Collision avec une ligne de transport d’électricité
Immatriculation privée
Harmon Rocket II, C-FZXS
Aérodrome Hugget/Goodwood Field (Alberta)



Le Bureau de la sécurité des transports du Canada (BST) a enquêté sur cet événement dans le but de promouvoir la sécurité des transports. Le Bureau n’est pas habilité à attribuer ni à déterminer les responsabilités civiles ou pénales. Le présent rapport n’est pas créé pour être utilisé dans le contexte d’une procédure judiciaire, disciplinaire ou autre. Voir Propriété et utilisation du contenu.

Déroulement du vol

Le 26 septembre 2020, vers 13 h 17Note de bas de page 1, l’aéronef de construction amateur Harmon Rocket II (immatriculation C-FZXS, numéro de série 140) a décollé de l’aérodrome de Rocky Mountain House (CYRM) (Alberta) pour un vol à destination de l’aérodrome Hugget/Goodwood Field (CGF5), avec 2 personnes à bord. Le but du vol était de rejoindre des amis qui devaient passer l’après-midi à faire du karting sur le circuit de course adjacent à l’aérodrome. L’aéronef est arrivé au-dessus de CGF5 à 13 h 37 et a fait 2 circuits autour de l’aérodrome, étant donné que le pilote n’était jamais allé à cet endroit.

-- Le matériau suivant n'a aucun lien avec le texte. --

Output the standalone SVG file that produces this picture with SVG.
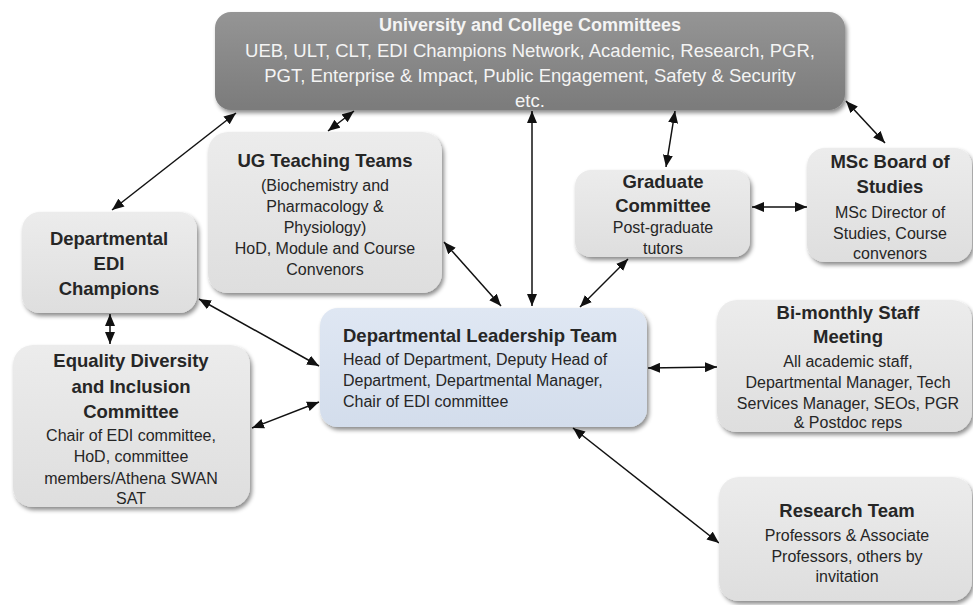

Après le 2e circuit, l’aéronef a tourné à gauche, est descendu à environ 25 pieds au-dessus du sol (AGL) et a survolé du nord au sud la ligne droite de la piste de course. D’après les vidéos enregistrées par les observateurs au sol, à l’extrémité sud de la ligne droite, l’aéronef a amorcé une montée et a heurté le plus élevé des 2 fils d’une ligne de transport d’électricité non marquée sur le côté nord du chemin de canton 504 à une altitude de 32 à 35 pieds AGL (figure 1). L’aéronef s’est cabré et a monté jusqu’à une altitude d’environ 700 pieds tout en roulant à droite jusqu’à une assiette presque inversée et en changeant de cap vers l’ouest. Lorsque l’aéronef a commencé à descendre, il a roulé à gauche jusqu’à avoir les ailes à l’horizontale et a continué à descendre jusqu’à ce qu’il percute le sol, dans une assiette en piqué de 40°.

L’aéronef a été presque entièrement détruit par l’incendie qui a suivi l’écrasement. Les 2 occupants ont subi des blessures mortelles. Aucun signal de radiobalise de repérage d’urgence (ELT) n’a été détecté, et l’incendie a détruit l’ELT à bord.

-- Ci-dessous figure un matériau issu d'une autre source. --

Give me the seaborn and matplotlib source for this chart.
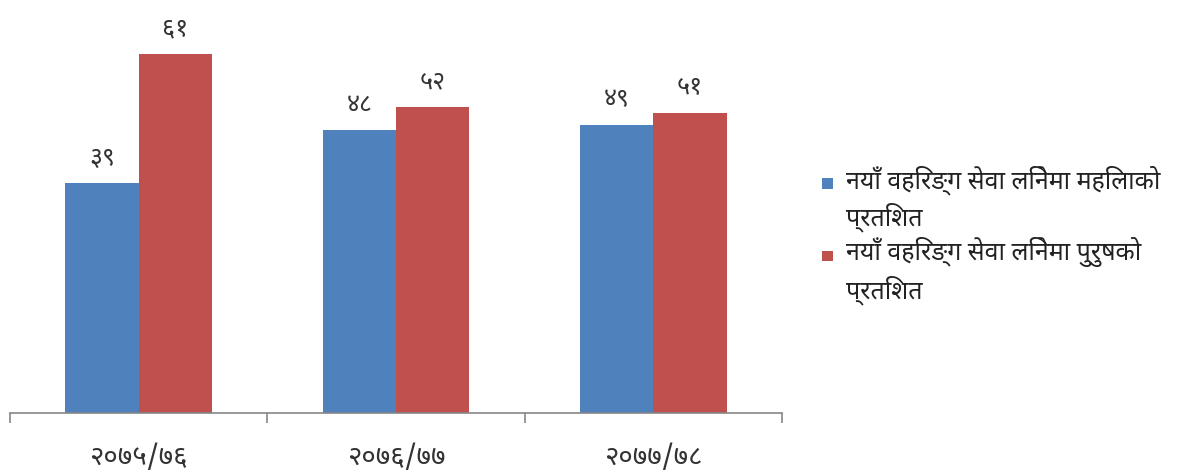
import matplotlib
matplotlib.use("Agg")
import matplotlib.pyplot as plt
from matplotlib import font_manager
from matplotlib.patches import Rectangle
from matplotlib.legend_handler import HandlerPatch
import seaborn as sns
import pandas as pd

# Data
years = ["२०७५/७६", "२०७६/७७", "२०७७/७८"]
series_names = ["नयाँ वहिरङ्ग सेवा लिनेमा महिलाको\nप्रतिशत",
                "नयाँ वहिरङ्ग सेवा लिनेमा पुरुषको\nप्रतिशत"]
women = [39, 48, 49]
men = [61, 52, 51]
colors = ["#4F81BD", "#C0504D"]

DEV_DIGITS = str.maketrans("0123456789", "०१२३४५६७८९")

sns.set_theme(style="white")
installed = {f.name for f in font_manager.fontManager.ttflist}
preferred = ["Noto Sans Devanagari", "Noto Serif Devanagari",
             "Noto Sans Devanagari UI", "Yantramanav"]
families = [f for f in preferred if f in installed][:1] + ["DejaVu Sans"]
plt.rcParams["font.family"] = families

df = pd.DataFrame({
    "year": years * 2,
    "value": women + men,
    "series": [series_names[0]] * 3 + [series_names[1]] * 3,
})

fig = plt.figure(figsize=(11.85, 4.76), dpi=100)
ax = fig.add_axes([0.0084, 0.1324, 0.6515, 0.8655])

sns.barplot(data=df, x="year", y="value", hue="series", palette=colors,
            width=0.57, saturation=1, linewidth=0, ax=ax, legend=True)

ax.set_ylim(0, 70)
ax.set_xlim(-0.5, 2.5)
ax.set_xlabel("")
ax.set_ylabel("")
ax.set_yticks([])

for c in ax.containers:
    labels = [str(int(round(v))).translate(DEV_DIGITS) for v in c.datavalues]
    ax.bar_label(c, labels=labels, padding=9, fontsize=18, color="#333333")

for s in ["top", "right", "left"]:
    ax.spines[s].set_visible(False)
ax.spines["bottom"].set_color("#868686")
ax.spines["bottom"].set_linewidth(1.2)

# category separators as tick marks, labels centred between them
ax.set_xticks([-0.5, 0.5, 1.5, 2.5])
ax.set_xticklabels([])
ax.set_xticks([0, 1, 2], minor=True)
ax.set_xticklabels(years, minor=True, fontsize=20, color="#333333")
ax.tick_params(axis="x", which="major", direction="out", length=7,
               width=1.2, color="#868686", bottom=True)
ax.tick_params(axis="x", which="minor", length=0, pad=22)


def top_aligned_square(legend, orig_handle, xdescent, ydescent,
                       width, height, fontsize):
    # square marker level with the first line of a two-line label
    side = 7.5
    return Rectangle((-xdescent, -ydescent + height / 2 - side / 2 + 11.5),
                     side, side)


handles, _ = ax.get_legend_handles_labels()
hmap = {h: HandlerPatch(patch_func=top_aligned_square) for h in handles}
leg = ax.legend(handles, series_names, loc="center left",
                bbox_to_anchor=(1.039, 0.432), frameon=False, fontsize=18,
                handlelength=0.55, handleheight=0.7, handletextpad=0.4,
                labelspacing=0.2, borderaxespad=0, handler_map=hmap)
for t in leg.get_texts():
    t.set_linespacing(1.35)
    t.set_color("#222222")

fig.savefig("out.png", dpi=100, facecolor="white")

Figure 1. Carte illustrant la trajectoire de vol de l’aéronef dans l’événement à l’étude, la ligne de transport d’électricité et le lieu de l’accident (Source : Google Earth, avec annotations du BST)
Carte illustrant la trajectoire de vol de l’aéronef dans l’événement à l’étude, la ligne de transport d’électricité et le lieu de l’accident (Source : Google Earth, avec annotations du BST)

Conditions météorologiques

Le message d’observation météorologique régulière d’aérodrome de 13 h pour l’aéroport international d’Edmonton (CYEG), 21 milles marins à l’est de CGF5, indiquait les conditions suivantes :

Les conditions météorologiques n’ont pas été retenues comme facteur dans cet accident.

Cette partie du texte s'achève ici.